I love Libby and Ben Page’s farmhouse in Giles County, Tennessee. It is just simply the best place to chill, chat, eat and drink a vodka tonic or two! Leave the keys at the door!
What is your go-to hostess gift?
If I am going to a house party, I love to take a colorful pitcher from Orbix Hot Glass, but if I am going to a dinner party I either take a bag of Schermer Pecans or Melina’s Olive Oil.
Do you have a style icon?
Clare Armistead—social doyenne, octogenarian, significant volunteer in Nashville and one of my favorite friends. I dream of waking up and looking like her.
Tell us a little about your art collection.

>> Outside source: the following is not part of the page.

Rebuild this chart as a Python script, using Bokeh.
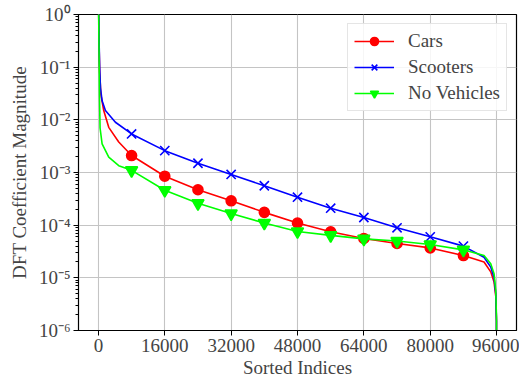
from bokeh.plotting import figure
from bokeh.models import (Range1d, LogTicker, FixedTicker, CustomJSTickFormatter,
                          Legend, LegendItem, ColumnDataSource)
from bokeh.embed import file_html
from bokeh.resources import INLINE

# Sorted DFT coefficient magnitudes (curve samples)
idx_cars = [0, 150, 300, 600, 1280, 2490, 4900, 8000, 16000, 24000, 32000, 40000, 48000,
            56000, 64000, 72000, 80000, 88000, 92970, 94590, 95390, 95800, 95970, 96000]
mag_cars = [3.0, 0.3, 0.08, 0.03, 0.015, 7.2e-3, 3.8e-3, 2.1e-3, 8.5e-4, 4.7e-4, 2.9e-4,
            1.75e-4, 1.1e-4, 7.5e-5, 5.6e-5, 4.5e-5, 3.7e-5, 2.65e-5, 2.0e-5, 1.3e-5,
            8.3e-6, 4.5e-6, 1.5e-6, 1e-8]

idx_scooters = [0, 150, 300, 500, 890, 1690, 4100, 8000, 16000, 24000, 32000, 40000, 48000,
                56000, 64000, 72000, 80000, 88000, 92970, 94590, 95390, 95800, 95970, 96000]
mag_scooters = [3.0, 0.35, 0.1, 0.04, 0.023, 0.015, 9.0e-3, 5.4e-3, 2.6e-3, 1.5e-3, 9.2e-4,
                5.6e-4, 3.4e-4, 2.1e-4, 1.4e-4, 8.9e-5, 6.0e-5, 4.0e-5, 2.46e-5, 1.6e-5,
                1.0e-5, 5.0e-6, 1.5e-6, 1e-8]

idx_none = [0, 150, 250, 400, 890, 2490, 4900, 8000, 16000, 24000, 32000, 40000, 48000,
            56000, 64000, 72000, 80000, 88000, 92970, 94590, 95390, 95800, 95970, 96000]
mag_none = [3.0, 0.2, 0.03, 7e-3, 3.5e-3, 1.95e-3, 1.35e-3, 1.1e-3, 4.6e-4, 2.6e-4, 1.66e-4,
            1.1e-4, 7.6e-5, 6.4e-5, 5.5e-5, 5.0e-5, 4.3e-5, 3.4e-5, 2.65e-5, 1.85e-5,
            1.2e-5, 5.7e-6, 1.8e-6, 1e-8]

# Marker positions (every 8000 indices)
marker_idx = [8000, 16000, 24000, 32000, 40000, 48000, 56000, 64000, 72000, 80000, 88000]

x_ticks = [0, 16000, 32000, 48000, 64000, 80000, 96000]

FONT = "Liberation Serif"

p = figure(width=519, height=380, y_axis_type="log", output_backend="svg",
           toolbar_location=None,
           x_range=Range1d(-4800, 100800), y_range=Range1d(1e-6, 1.0),
           min_border_left=78, min_border_right=3, min_border_top=14, min_border_bottom=48)

p.outline_line_color = "black"
p.outline_line_width = 1.2
p.background_fill_color = "white"
p.border_fill_color = "white"

series = [
    ("Cars", idx_cars, mag_cars, "#ff0000", "circle", 10),
    ("Scooters", idx_scooters, mag_scooters, "#0000ff", "x", 13),
    ("No Vehicles", idx_none, mag_none, "#00ff00", "inverted_triangle", 12),
]

items = []
for name, xs, ys, color, marker, size in series:
    ln = p.line(xs, ys, line_color=color, line_width=1.6)
    mx = [x for x in xs if x in marker_idx]
    my = [y for x, y in zip(xs, ys) if x in marker_idx]
    src = ColumnDataSource(dict(x=mx, y=my))
    sc = p.scatter("x", "y", source=src, marker=marker, size=size,
                   line_color=color, fill_color=color, line_width=1.6)
    items.append(LegendItem(label=name, renderers=[ln, sc]))

legend = Legend(items=items, location="top_right",
                label_text_font=FONT, label_text_font_size="19px",
                glyph_width=40, glyph_height=20, label_standoff=14,
                spacing=4, padding=6, margin=9,
                border_line_color="#cccccc", border_line_width=1,
                background_fill_color="white", background_fill_alpha=0.85)
p.add_layout(legend)

# Axes
p.xaxis.ticker = FixedTicker(ticks=x_ticks)
p.xaxis.axis_label = "Sorted Indices"
p.yaxis.axis_label = "DFT Coefficient Magnitude"
p.yaxis.ticker = LogTicker(num_minor_ticks=10, desired_num_ticks=7)
p.yaxis.formatter = CustomJSTickFormatter(code="""
    const sup = {"0":"\u2070","1":"\u00b9","2":"\u00b2","3":"\u00b3","4":"\u2074",
                 "5":"\u2075","6":"\u2076","7":"\u2077","8":"\u2078","9":"\u2079","-":"\u207b"};
    const e = Math.round(Math.log10(tick)).toString();
    return "10" + e.split("").map(c => sup[c]).join("");
""")

for ax in (p.xaxis, p.yaxis):
    ax.axis_label_text_font = FONT
    ax.axis_label_text_font_style = "normal"
    ax.axis_label_text_font_size = "19px"
    ax.major_label_text_font = FONT
    ax.major_label_text_font_size = "19px"
    ax.axis_line_color = "black"
    ax.major_tick_line_color = "black"
    ax.minor_tick_line_color = "black"
    ax.major_tick_in = 0
    ax.major_tick_out = 5
    ax.minor_tick_in = 0
    ax.minor_tick_out = 3
    ax.major_label_standoff = 3
p.xaxis.minor_tick_line_color = None
p.xaxis.axis_label_standoff = 2
p.yaxis.axis_label_standoff = 6

p.xgrid.ticker = FixedTicker(ticks=x_ticks)
for g in (p.xgrid, p.ygrid):
    g.grid_line_color = "#c4c4c4"
    g.grid_line_width = 1.1

open("out.html", "w").write(file_html(p, INLINE))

The collection is one of American abstract expressionists from the 1930s and 1940s. It was an under-collected area when my husband and I started, and now it is not!
What are you reading now?
Our 2015 budget! OUCH!
Where do you like to interact with the arts?
I am hugely supportive of the arts in Nashville, having been a founding member of the Nashville Ballet. I have also served as chairman of the Nashville Ballet Board of Directors and have enjoyed serving on the boards of Cheekwood Gardens and Museum of Art as well as the Tennessee Repertory Theatre (now Nashville Rep). I love to listen to music at Robert’s Western World, my favorite honky-tonk in Nashville, as well as to stand on the sidewalk in Soho and listen to an impromptu a cappella group. But I think two of my most favorite arts experiences are going to the SainteChapelle on l’île de la Cité in Paris to listen to Vivaldi’s Quartre Saisons, or to the Pageant of the Masters in Laguna Beach.

What is something most people don’t know about you?
I don’t sleep on the same side of the bed every night—I’m simply NOT a creature of habit.
What is your favorite quote from your grandmother?
My grandmother’s favorite quote was “be careful of the toes you step on today…they may be connected to the ass you have to kiss tomorrow.”